A second new Sun v20z server has also been purchased. It will support research in Sensor Networks. Both these new Sun servers are dual processor Opteron 248 systems with 4 GB of RAM and 146 GB of storage.

The Experimental Computing Lab is being converted and renamed as the Distributed Computing and Software Integration Lab (DISTIL); the location is room MATH 340. The new laboratory will have 7 dual-processor Xeon systems and 2 Macintosh G4 systems. Drs. Vassil Roussev and Shengru Tu will be the directors of the new lab.

Our Data Engineering Lab, in room MATH 212, has been upgraded with 28 new 2.8 Ghz Pentium 4 machines, each with 1 GB of RAM and a flat panel LCD monitor. This lab primarily supports the service courses which the department offers, including our computer literacy course CSCI 1000, and the introductory programming courses we offer in languages FORTRAN and C++.

The Internet connectivity in the department has been improved due to the university's investment in additional bandwidth for the campus. The bandwidth has been increased from 12 Mbit to 24 Mbit, providing a substantial boost in Internet access speed.


Students of Note

Elias Loup


Elias Loup grew up in New Orleans. He first attended UNO while enrolled at Benjamin Franklin High School, taking extra Computer Science, Math, and Physics classes. After graduating from high school, Elias was accepted into the University of Chicago. He graduated in 2003, receiving a BS with Honors in Mathematics, a BS in Computer Science, and a BA in Near Eastern Languages and Civilizations. He then returned to New Orleans to teach high school Physics and Algebra at McDonogh 35. He is now attending the University of New Orleans, seeking a PhD in Engineering and Applied Science.



Lev Shulman


My name is Lev Shulman, and I am a recent graduate of the University of New Orleans Computer Science Undergraduate program. I have recently worked as a software developer for the Monterey Bay Aquarium Research Institute and the Naval Postgraduate School in Monterey, California.

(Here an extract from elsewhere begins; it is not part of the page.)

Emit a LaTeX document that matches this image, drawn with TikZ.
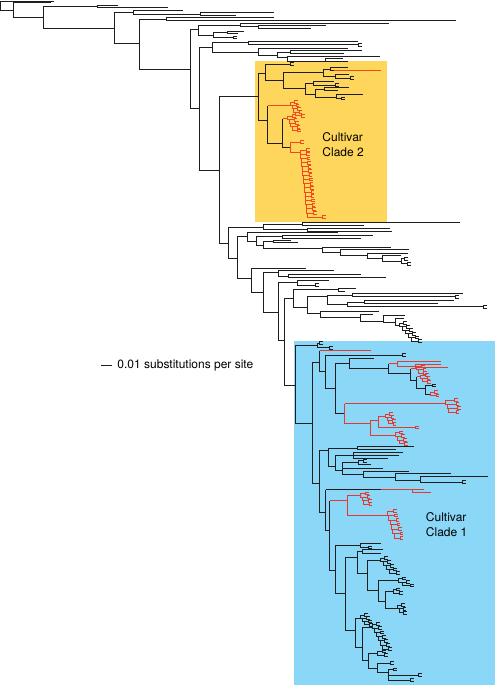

There I gained experience in creating visualization, data mining, and data extraction tools for a variety of spatio-temporal oceanographic data sets, as well as systems programming. I am currently a Computer Science Masters student at University of New Orleans, and an instructor for an Introduction to Programming Course at St. Augustine High School in New Orleans. My research interests include spatio-temporal databases, data profile languages, query optimization, and chess and AI programming.